Record set:
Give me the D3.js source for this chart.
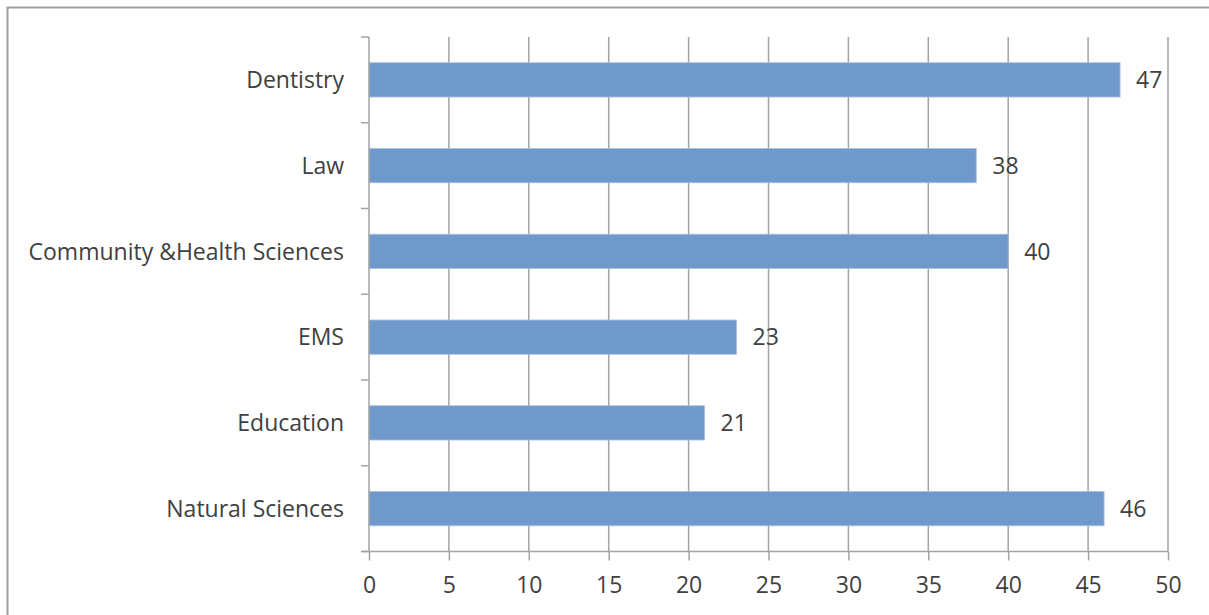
<!DOCTYPE html>
<html>
<head>
<meta charset="utf-8">
<script src="https://cdn.jsdelivr.net/npm/d3@7"></script>
<style>
  html, body { margin: 0; padding: 0; background: #fff; overflow: hidden; }
  svg { display: block; }
</style>
</head>
<body>
<svg id="chart" width="1209" height="615"></svg>
<script>
// Faculty counts, listed top to bottom as shown
const categories = ["Dentistry", "Law", "Community &Health Sciences", "EMS", "Education", "Natural Sciences"];
const values = [47, 38, 40, 23, 21, 46];
const xTicks = [0, 5, 10, 15, 20, 25, 30, 35, 40, 45, 50];

const svg = d3.select("#chart");
const font = "'Open Sans', 'Noto Sans', sans-serif";
const textColor = "#404040";
const gridColor = "#a3a3a3";
const fontSize = 23;

// Outer chart frame (top and left edges fall inside the view)
svg.append("path")
  .attr("d", "M7.5,615 V7.5 H1209")
  .attr("fill", "none")
  .attr("stroke", "#a0a0a0")
  .attr("stroke-width", 2);

const plot = { left: 369, right: 1168, top: 37, bottom: 551.5 };

const x = d3.scaleLinear().domain([0, 50]).range([plot.left, plot.right]);
const y = d3.scaleBand().domain(categories).range([plot.top, plot.bottom]).paddingInner(0).paddingOuter(0);
const barH = y.step() * 0.4;

// Vertical gridlines
svg.append("g")
  .selectAll("line")
  .data(xTicks.filter(t => t > 0))
  .join("line")
  .attr("x1", d => x(d)).attr("x2", d => x(d))
  .attr("y1", plot.top).attr("y2", plot.bottom)
  .attr("stroke", gridColor)
  .attr("stroke-width", 1.5);

// Bars
svg.append("g")
  .selectAll("rect")
  .data(categories)
  .join("rect")
  .attr("x", x(0))
  .attr("y", d => y(d) + (y.bandwidth() - barH) / 2)
  .attr("width", (d, i) => x(values[i]) - x(0))
  .attr("height", barH)
  .attr("fill", "#7099cb")
  .attr("stroke", "#a9c1e2")
  .attr("stroke-width", 0.8);

// Value labels
svg.append("g")
  .selectAll("text")
  .data(categories)
  .join("text")
  .attr("x", (d, i) => x(values[i]) + 16)
  .attr("y", d => y(d) + y.bandwidth() / 2)
  .attr("dy", "0.36em")
  .attr("font-family", font)
  .attr("font-size", fontSize)
  .attr("fill", textColor)
  .text((d, i) => values[i]);

// Y axis with outward ticks at category boundaries
const yAxis = svg.append("g").attr("transform", `translate(${plot.left},0)`);
yAxis.append("line")
  .attr("x1", 0).attr("x2", 0)
  .attr("y1", plot.top).attr("y2", plot.bottom)
  .attr("stroke", gridColor).attr("stroke-width", 1.5);
const boundaries = categories.map(c => y(c)).concat([plot.bottom]);
yAxis.selectAll("line.tick")
  .data(boundaries)
  .join("line")
  .attr("class", "tick")
  .attr("x1", -8).attr("x2", 0)
  .attr("y1", d => d).attr("y2", d => d)
  .attr("stroke", gridColor).attr("stroke-width", 1.5);
yAxis.selectAll("text")
  .data(categories)
  .join("text")
  .attr("x", -25)
  .attr("y", d => y(d) + y.bandwidth() / 2)
  .attr("dy", "0.36em")
  .attr("text-anchor", "end")
  .attr("font-family", font)
  .attr("font-size", fontSize)
  .attr("fill", textColor)
  .text(d => d);

// X axis
const xAxis = d3.axisBottom(x).tickValues(xTicks).tickSize(9).tickPadding(16).tickSizeOuter(0);
const gx = svg.append("g")
  .attr("transform", `translate(0,${plot.bottom})`)
  .call(xAxis);
gx.select(".domain").remove();
gx.append("line")
  .attr("x1", plot.left - 8).attr("x2", plot.right)
  .attr("y1", 0).attr("y2", 0)
  .attr("stroke", gridColor).attr("stroke-width", 1.5);
gx.selectAll(".tick line").attr("stroke", gridColor).attr("stroke-width", 1.5);
gx.selectAll(".tick text")
  .attr("font-family", font)
  .attr("font-size", fontSize)
  .attr("fill", textColor);
</script>
</body>
</html>
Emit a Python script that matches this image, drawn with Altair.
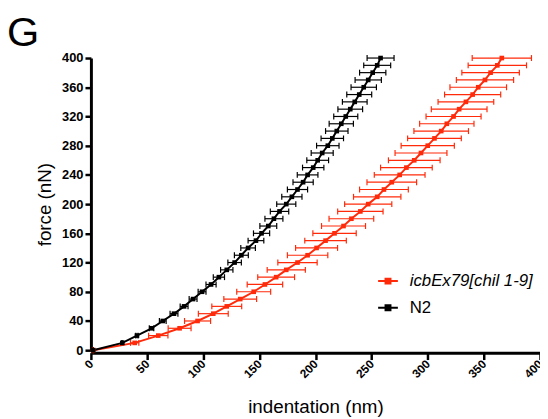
import altair as alt
import pandas as pd

# force levels (nN)
force = [0, 10, 20, 30, 40, 50, 60, 70, 80, 90, 100, 110, 120, 130, 140, 150, 160,
         170, 180, 190, 200, 210, 220, 230, 240, 250, 260, 270, 280, 290, 300, 310,
         320, 330, 340, 350, 360, 370, 380, 390, 400]

# N2 indentation (nm) and x error (nm)
n2_x = [2, 28, 41, 54, 64, 74, 83, 91, 99, 107, 114, 121, 128, 134, 140, 147, 152,
        158, 163, 168, 174, 179, 184, 189, 193, 198, 202, 206, 211, 215, 219, 223,
        227, 231, 235, 239, 243, 247, 251, 255, 258]
n2_err = [0, 0.5, 1, 2, 3, 3.5, 3.5, 3.5, 3.5, 4.5, 5, 5.5, 6, 6.2, 6.5, 7, 7.2,
          7.5, 8, 8.2, 8.5, 9, 9, 9, 9.2, 9.5, 9.7, 9.8, 10, 10, 10, 10.8, 10.7,
          11, 11, 11.1, 11.3, 11.7, 11.7, 12, 12]

# icbEx79[chil 1-9] indentation (nm) and x error (nm)
icb_x = [2, 39, 60, 79, 95, 109, 121, 133, 145, 155, 165, 174, 184, 193, 201, 209,
         217, 225, 232, 240, 247, 255, 261, 268, 275, 281, 288, 294, 300, 306, 312,
         317, 323, 328, 334, 340, 345, 351, 356, 362, 366]
icb_err = [0, 3.7, 8.6, 10.2, 11.6, 13.3, 13.3, 14.6, 15.1, 15.8, 16.4, 17, 17.5,
           18, 18.7, 18.5, 19.3, 19.6, 19.9, 20.2, 21, 21.1, 21.7, 22.1, 22.6, 23,
           23, 23.1, 23.7, 23.9, 24.3, 24.2, 24.5, 24.8, 24.8, 25, 25.2, 25.5,
           25.6, 26, 26.4]

series = ["icbEx79[chil 1-9]", "N2"]
colors = ["#ff2a0a", "#000000"]
panel_label = ["G"]

x_ticks = [0, 50, 100, 150, 200, 250, 300, 350, 400]
y_ticks = [0, 40, 80, 120, 160, 200, 240, 280, 320, 360, 400]

rows = []
for name, xs, es in [(series[0], icb_x, icb_err), (series[1], n2_x, n2_err)]:
    for f, x, e in zip(force, xs, es):
        rows.append({"series": name, "force": f, "ind": x, "lo": x - e, "hi": x + e})
df = pd.DataFrame(rows)

FONT = "Liberation Sans"

xscale = alt.Scale(domain=[0, 400], nice=False, zero=False)
yscale = alt.Scale(domain=[0, 400], nice=False, zero=False)
cscale = alt.Scale(domain=series, range=colors)

x_axis = alt.Axis(values=x_ticks, title="indentation (nm)", labelAngle=315,
                  labelAlign="right", labelBaseline="middle", labelPadding=2,
                  offset=2.5, titlePadding=18, labelOverlap=False)
y_axis = alt.Axis(values=y_ticks, title="force (nN)", labelPadding=2, titlePadding=7,
                  labelOverlap=False)

Y = alt.Y("force:Q", scale=yscale, axis=y_axis)


def X(field):
    return alt.X(field, type="quantitative", scale=xscale, axis=x_axis)


color_plain = alt.Color("series:N", scale=cscale, sort=series)

base = alt.Chart(df)

err_bar = base.mark_rule(strokeWidth=1.2).encode(
    x=X("lo"), x2="hi:Q", y=Y, color=color_plain,
)
cap_lo = base.mark_tick(orient="vertical", size=6, thickness=1.2, opacity=1).encode(
    x=X("lo"), y=Y, color=color_plain,
)
cap_hi = base.mark_tick(orient="vertical", size=6, thickness=1.2, opacity=1).encode(
    x=X("hi"), y=Y, color=color_plain,
)

line = base.mark_line(strokeWidth=2).encode(
    x=X("ind"),
    y=Y,
    color=alt.Color(
        "series:N", scale=cscale, sort=series,
        legend=alt.Legend(
            orient="none", legendX=290, legendY=215, title=None, padding=0,
            labelFont=FONT, labelFontSize=17, labelColor="black",
            labelFontStyle=alt.ExprRef("datum.label == 'N2' ? 'normal' : 'italic'"),
            symbolType="M-1,0H1M-0.25,-0.25H0.25V0.25H-0.25Z",
            symbolSize=400, symbolStrokeWidth=2, rowPadding=8, labelOffset=11,
        ),
    ),
    detail="series:N",
)
pts = base.mark_square(size=22, opacity=1, filled=True).encode(
    x=X("ind"), y=Y, color=color_plain,
)

label = alt.Chart(pd.DataFrame({"t": panel_label})).mark_text(
    font=FONT, fontSize=42, fontWeight="normal", color="black",
    align="left", baseline="alphabetic",
).encode(text="t:N", x=alt.value(-85), y=alt.value(-12))

chart = alt.layer(err_bar, cap_lo, cap_hi, line, pts, label).properties(
    width=455, height=296,
    padding={"left": 84, "top": 48, "right": 0, "bottom": 66},
    autosize=alt.AutoSizeParams(type="none"),
).configure_view(stroke=None).configure_axis(
    grid=False, domainColor="black", domainWidth=3, tickColor="black",
    tickWidth=2.5, tickSize=6, labelFont=FONT, labelFontWeight="bold",
    labelFontSize=13, labelColor="black", titleFont=FONT, titleFontSize=19,
    titleFontWeight="normal", titleColor="black",
).configure_axisX(labelFontSize=12, tickSize=7)

chart.save("out.html", embed_options={"renderer": "svg", "actions": False})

Task statement:
Go over the data above and copy every line that has the word "this" in it.

Exercise answer:
Give me the D3.js source for this chart.
Emit a Python script that matches this image, drawn with Altair.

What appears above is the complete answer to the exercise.